- **Work to complete**:
Print exactly the lines from the first one down to the line that contains "const midPrice = 442.8625;", both included, and skip the pictures.

- **Information supplied**:
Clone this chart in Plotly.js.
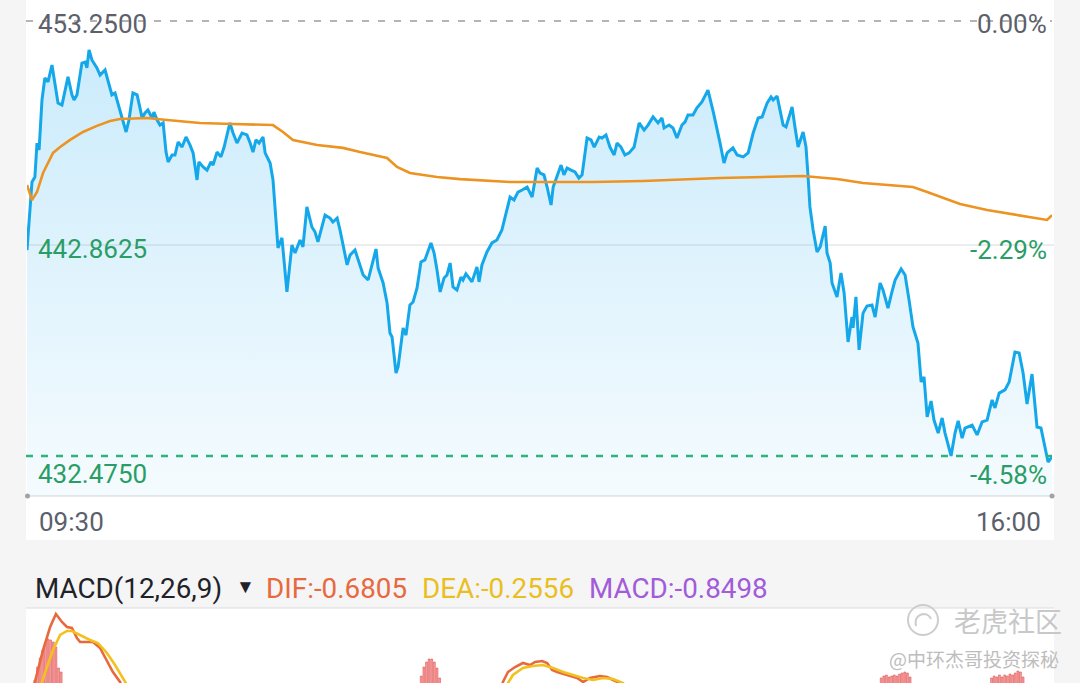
<!DOCTYPE html>
<html>
<head>
<meta charset="utf-8">
<script src="https://cdn.plot.ly/plotly-3.0.1.min.js"></script>
<style>
  html, body { margin: 0; padding: 0; background: #f5f5f6; }
  #chart { width: 1080px; height: 683px; }
</style>
</head>
<body>
<div id="chart"></div>
<script>
// ---- data (minutes after 09:30 open) ----
const prevClose = 453.25;
const dayLow = 432.475;
const midPrice = 442.8625;

const priceTime = [0,1.9,3,3.8,4.6,5.7,6.8,8,9.5,10.7,11.8,13.3,14.5,15.6,17.1,17.9,19,20.9,22.1,22.8,23.6,24.7,26.6,27.8,29.7,30.8,32.3,33.5,34.6,36.1,37.7,38.8,40.3,41.9,43,43.8,44.9,46,47.6,48.3,49.5,50.6,51.8,52.9,53.7,55.2,56.3,57.5,59,60.5,62,63.2,64.7,65.4,67,68.5,70,70.8,72.3,73.8,75,77.2,78.4,79.9,81.8,83.7,84.9,86,87.1,88.3,89.8,90.6,92.5,93.6,95.5,97,98.9,100.8,102,103.9,105,106.5,108.4,109.6,110.7,113.4,115.3,116.4,118,119.1,121.8,122.9,124.8,126,127.9,129.8,132.8,133.6,135.5,137,138.1,138.9,140.4,141.2,143.1,144.2,145.7,146.9,148.4,149.9,151.4,153.7,154.9,156,157.2,158.7,159.8,161,162.1,163.6,165.1,165.9,167,168.2,169.3,171.2,172,173.1,175,176.9,178.8,180.7,181.9,183,183.8,185.3,186.8,188.4,190.3,192.2,194.1,195.2,196.7,197.9,199.4,200.2,201.7,203.2,204.3,205.5,207,208.5,210,211.2,213.1,214.6,215.8,217.7,218.8,220.3,221.8,223.4,224.5,226,227.5,229.1,231,232.9,234.8,236.3,238.2,240.1,241.6,242.4,244.3,245.8,247.3,249.2,250.4,251.5,253.4,254.9,256.8,259.1,261.2,262.6,263.7,265.2,266.4,268.6,270.2,272.5,274.4,276.3,278.2,279.7,281.6,283.1,283.9,285.4,286.5,287.7,288.8,291.1,292.2,293.4,295.3,296.4,297.2,297.9,299.1,300.6,301.8,303.7,304.4,305.6,306.3,308.2,309.7,310.9,312.4,313.9,314.3,315.4,316.6,318.1,319.6,321.5,322.7,324.6,325.7,327.6,329.1,330.3,332.6,334.1,335.6,337.1,339,340.2,341.3,342.5,344,345.1,346.7,348.2,349.3,351.6,353.1,354.3,355.8,356.9,359.6,361.5,363.4,365.3,367.2,368.3,369.9,372.1,373.7,375.9,377.5,379,380.5,382.4,384.3,385.8,388.5,390];
const priceValue = [442.31,445.56,445.80,447.42,447.09,449.48,450.53,450.34,451.15,450.29,449.33,449.24,449.95,450.58,449.72,449.48,449.72,451.24,451.29,451.01,451.87,451.39,451.01,450.67,450.91,450.43,449.72,449.81,449.33,448.67,447.95,448.52,449.81,449.72,449.00,448.62,448.86,449.00,448.62,448.90,448.52,448.28,448.38,446.99,446.52,446.85,446.85,447.47,447.23,447.71,447.33,446.95,445.66,446.52,446.28,446.13,446.52,446.37,446.99,446.76,447.23,448.38,447.90,447.42,447.90,447.81,447.42,446.99,447.57,447.42,447.71,446.95,446.47,445.66,442.41,442.89,440.31,442.55,442.17,442.79,442.46,444.37,443.41,443.17,442.70,443.98,443.84,443.65,443.84,443.27,441.60,442.07,442.31,441.84,441.12,440.88,442.36,441.45,440.74,439.78,438.35,438.16,436.44,436.73,438.59,438.25,439.69,439.83,440.50,441.74,441.84,442.65,442.17,441.36,440.31,440.98,441.12,441.69,440.55,440.40,441.02,440.88,441.17,440.98,440.79,441.50,440.79,441.60,442.22,442.65,442.79,443.27,443.89,444.32,444.84,444.70,445.08,445.18,445.32,444.84,446.23,445.99,445.90,445.32,444.46,445.32,445.90,446.37,445.90,446.23,446.13,446.04,445.75,445.90,447.66,447.57,447.23,447.71,447.66,447.81,447.23,446.85,447.42,447.23,446.85,446.95,447.23,448.38,448.04,448.28,448.67,448.38,448.62,448.14,448.28,448.14,447.66,448.28,448.43,448.76,448.76,449.10,449.38,449.95,448.86,447.95,447.42,446.47,446.95,447.19,446.85,446.76,446.95,447.90,448.62,448.67,449.33,449.62,449.48,449.67,449.00,448.28,448.19,449.14,448.19,447.23,447.95,447.23,445.80,444.37,443.27,442.22,442.46,443.46,442.17,441.69,440.74,440.07,441.22,440.26,437.92,439.11,438.59,440.07,437.54,439.30,439.64,439.69,439.11,440.74,440.40,439.54,440.31,440.88,441.41,441.12,439.93,438.64,437.87,436.01,436.25,434.34,435.10,434.19,433.57,434.29,433.57,432.48,433.57,434.15,433.33,433.81,433.95,433.48,434.10,434.19,435.15,434.77,435.48,435.63,436.01,437.44,437.39,436.44,434.96,436.39,433.86,433.81,432.19,432.43];

const avgTime = [0,1.9,3.8,6.1,9.9,12.6,16.4,21.3,26.6,31.6,35.4,45.7,53.3,65.8,78.4,93.6,97.4,101.2,110.4,120.2,126.7,137,140.8,145.7,156,164.8,183.8,196.3,215.4,234.4,253.4,263.7,295.3,308.2,318.1,337.1,342.5,355,365.3,377.9,388.1,390];
const avgValue = [445.42,444.70,445.08,445.99,446.95,447.23,447.57,447.95,448.24,448.47,448.57,448.62,448.52,448.38,448.33,448.28,447.95,447.57,447.33,447.19,446.99,446.71,446.28,445.99,445.80,445.70,445.56,445.56,445.56,445.61,445.70,445.75,445.85,445.70,445.51,445.32,445.08,444.51,444.22,443.98,443.75,443.98];

// MACD panel (only the top of the panel is visible)
const difTime = [2.3,3.0,6.1,8.8,11.0,13.3,15.2,17.1,19.0,20.2,23.2,25.1,27.8,30.4,32.7,35.4,36.9,null,180.0,181.1,183.0,185.7,188.7,191.4,193.3,196.0,197.9,199.8,201.7,205.5,209.3,211.6,214.2,218.0,220.7,223.0,225.6,227.5];
const difValue = [0.21,0.31,0.63,0.86,0.99,0.91,0.86,0.85,0.75,0.71,0.71,0.71,0.65,0.53,0.41,0.31,0.23,null,0.21,0.31,0.41,0.46,0.50,0.48,0.51,0.52,0.50,0.43,0.41,0.38,0.35,0.31,0.35,0.37,0.36,0.33,0.30,0.23];
const deaTime = [4.9,5.7,7.6,9.9,12.6,15.2,17.1,20.2,24.0,27.0,30.4,33.5,36.5,38.1,39.2,null,182.0,183.0,184.9,188.7,192.5,196.3,200.2,204.0,207.8,211.6,215.4,219.2,223.0,226.8,228.7];
const deaValue = [0.21,0.31,0.46,0.63,0.78,0.82,0.82,0.78,0.73,0.70,0.60,0.48,0.36,0.30,0.23,null,0.21,0.30,0.38,0.45,0.47,0.48,0.45,0.41,0.38,0.35,0.33,0.35,0.34,0.30,0.23];
const barTime = [3,4,5,6,7,8,9,10,11,12,13, 150,151,152,153,154,155,156,157, 325,326,327,328,329,330,331,332,333,334,335,336, 367,368,369,370,371,372,373,374,375,376,377,378,379];
const barValue = [0.33,0.46,0.55,0.63,0.70,0.74,0.73,0.71,0.66,0.45,0.41, 0.37,0.46,0.51,0.54,0.54,0.51,0.45,0.35, 0.35,0.37,0.38,0.36,0.37,0.38,0.37,0.39,0.40,0.41,0.40,0.36, 0.35,0.37,0.36,0.38,0.36,0.38,0.37,0.39,0.38,0.40,0.42,0.41,0.36];

const leftLabels = ['453.2500', '442.8625', '432.4750'];
const rightLabels = ['0.00%', '-2.29%', '-4.58%'];
const timeLabels = ['09:30', '16:00'];
const macdHeader = {name: 'MACD(12,26,9)', dif: 'DIF:-0.6805', dea: 'DEA:-0.2556', macd: 'MACD:-0.8498'};

// ---- layout helpers (pixel -> paper) ----
const W = 1080, H = 683, L = 27, R = 28;
const PW = W - L - R;
const px = x => (x - L) / PW;
const py = y => 1 - y / H;

const GRAY = '#5b606b', GREEN = '#2a9d66';

const traces = [
  {
    x: priceTime, y: priceValue, type: 'scatter', mode: 'lines',
    line: {color: '#14a8ea', width: 3},
    fill: 'tozeroy',
    fillgradient: {type: 'vertical', start: 430.56, stop: 452,
      colorscale: [[0, 'rgba(110,200,245,0.07)'], [1, 'rgba(110,200,245,0.36)']]},
    hoverinfo: 'skip'
  },
  {
    x: avgTime, y: avgValue, type: 'scatter', mode: 'lines',
    line: {color: '#ec9322', width: 2.6}, hoverinfo: 'skip'
  },
  {
    x: barTime, y: barValue, type: 'bar', yaxis: 'y2', width: 0.7,
    marker: {color: '#f4a0a0', line: {color: '#e25252', width: 0.6}}, hoverinfo: 'skip'
  },
  {
    x: difTime, y: difValue, type: 'scatter', mode: 'lines', yaxis: 'y2',
    line: {color: '#e8693d', width: 2.6}, connectgaps: false, hoverinfo: 'skip'
  },
  {
    x: deaTime, y: deaValue, type: 'scatter', mode: 'lines', yaxis: 'y2',
    line: {color: '#f3c11d', width: 2.6}, connectgaps: false, hoverinfo: 'skip'
  }
];

const ann = (text, x, y, color, anchor, size, extra) => Object.assign({
  text: text, xref: 'paper', yref: 'paper', x: px(x), y: py(y),
  xanchor: anchor, yanchor: 'middle', showarrow: false,
  font: {family: 'Roboto, sans-serif', size: size, color: color}
}, extra || {});

const annotations = [
  ann(leftLabels[0], 36, 24, GRAY, 'left', 26),
  ann(leftLabels[1], 36, 249, GREEN, 'left', 26),
  ann(leftLabels[2], 36, 474, GREEN, 'left', 26),
  ann(rightLabels[0], 1049, 24, GRAY, 'right', 26),
  ann(rightLabels[1], 1049, 250, GREEN, 'right', 26),
  ann(rightLabels[2], 1049, 475, GREEN, 'right', 26),
  ann(timeLabels[0], 37, 522, GRAY, 'left', 26),
  ann(timeLabels[1], 1043, 522, GRAY, 'right', 26),
  ann(macdHeader.name, 33, 588, '#1f2329', 'left', 27.8),
  ann('▼', 234, 586, '#1f2329', 'left', 19),
  ann(macdHeader.dif, 264, 588, '#e8693d', 'left', 27.8),
  ann(macdHeader.dea, 420, 588, '#e9bf1f', 'left', 27.8),
  ann(macdHeader.macd, 587, 588, '#a25bd9', 'left', 27.8),
  ann('老虎社区', 952, 620, '#c9c9c9', 'left', 27, {font: {family: 'Noto Sans CJK SC', size: 27, color: '#c8c8c8'}}),
  ann('@中环杰哥投资探秘', 1061, 658, '#c2c2c2', 'right', 19, {font: {family: 'Noto Sans CJK SC', size: 19, color: '#bdbdbd'}})
];

const shapes = [
  // white main panel
  {type: 'rect', layer: 'below', xref: 'paper', yref: 'paper', x0: px(26), x1: px(1054), y0: py(540), y1: py(-2),
   fillcolor: '#ffffff', line: {width: 0}},
  // white MACD panel
  {type: 'rect', layer: 'below', xref: 'paper', yref: 'paper', x0: px(26), x1: px(1054), y0: py(690), y1: py(608),
   fillcolor: '#ffffff', line: {width: 0}},
  // separator under MACD header
  {type: 'line', layer: 'below', xref: 'paper', yref: 'paper', x0: px(26), x1: px(1054), y0: py(608), y1: py(608),
   line: {color: '#dcdcdc', width: 1.2}},
  // middle grid line
  {type: 'line', layer: 'below', xref: 'paper', yref: 'paper', x0: px(26), x1: px(1054), y0: py(245), y1: py(245),
   line: {color: '#d6dadd', width: 1}},
  // axis line
  {type: 'line', layer: 'below', xref: 'paper', yref: 'paper', x0: px(27), x1: px(1052), y0: py(496), y1: py(496),
   line: {color: '#e2e2e2', width: 1.5}},
  // previous close dashed line
  {type: 'line', layer: 'below', xref: 'paper', yref: 'y', x0: px(26), x1: px(1052), y0: prevClose, y1: prevClose,
   line: {color: '#b4b4b4', width: 2.2, dash: '7px,9px'}},
  // day low dashed line
  {type: 'line', layer: 'above', xref: 'paper', yref: 'y', x0: px(26), x1: px(1052), y0: dayLow, y1: dayLow,
   line: {color: '#2fb27b', width: 2.4, dash: '7px,8px'}},
  // end dots
  {type: 'circle', xref: 'paper', yref: 'paper', xsizemode: 'pixel', ysizemode: 'pixel',
   xanchor: px(27.5), yanchor: py(496), x0: -2.5, x1: 2.5, y0: -2.5, y1: 2.5, fillcolor: '#a3a3a3', line: {width: 0}},
  {type: 'circle', xref: 'paper', yref: 'paper', xsizemode: 'pixel', ysizemode: 'pixel',
   xanchor: px(1052), yanchor: py(496), x0: -2.5, x1: 2.5, y0: -2.5, y1: 2.5, fillcolor: '#a3a3a3', line: {width: 0}},
  // watermark logo
  {type: 'circle', xref: 'paper', yref: 'paper', xsizemode: 'pixel', ysizemode: 'pixel',
   xanchor: px(923), yanchor: py(620), x0: -15, x1: 15, y0: -15, y1: 15, fillcolor: 'rgba(0,0,0,0)', line: {color: '#cdcdcd', width: 2}},
  {type: 'path', xref: 'paper', yref: 'paper', xsizemode: 'pixel', ysizemode: 'pixel',
   xanchor: px(923), yanchor: py(620), path: 'M -7,-6 Q -9,4 0,6 Q 6,6 8,1', line: {color: '#cdcdcd', width: 2}}
];

const layout = {
  width: W, height: H,
  margin: {l: L, r: R, t: 0, b: 0, pad: 0},
  paper_bgcolor: '#f5f5f6', plot_bgcolor: 'rgba(0,0,0,0)',
  showlegend: false, bargap: 0,
  xaxis: {range: [0, 390], visible: false, fixedrange: true},
  yaxis: {range: [430.564, 454.253], domain: [py(496), 1], visible: false, fixedrange: true},
  yaxis2: {range: [0.30, 1.05], domain: [0, py(608)], visible: false, fixedrange: true},
  annotations: annotations,
  shapes: shapes
};

Plotly.newPlot('chart', traces, layout, {staticPlot: true, displayModeBar: false});
</script>
</body>
</html>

- **Exercise answer**:
Clone this chart in Plotly.js.
<!DOCTYPE html>
<html>
<head>
<meta charset="utf-8">
<script src="https://cdn.plot.ly/plotly-3.0.1.min.js"></script>
<style>
  html, body { margin: 0; padding: 0; background: #f5f5f6; }
  #chart { width: 1080px; height: 683px; }
</style>
</head>
<body>
<div id="chart"></div>
<script>
// ---- data (minutes after 09:30 open) ----
const prevClose = 453.25;
const dayLow = 432.475;
const midPrice = 442.8625;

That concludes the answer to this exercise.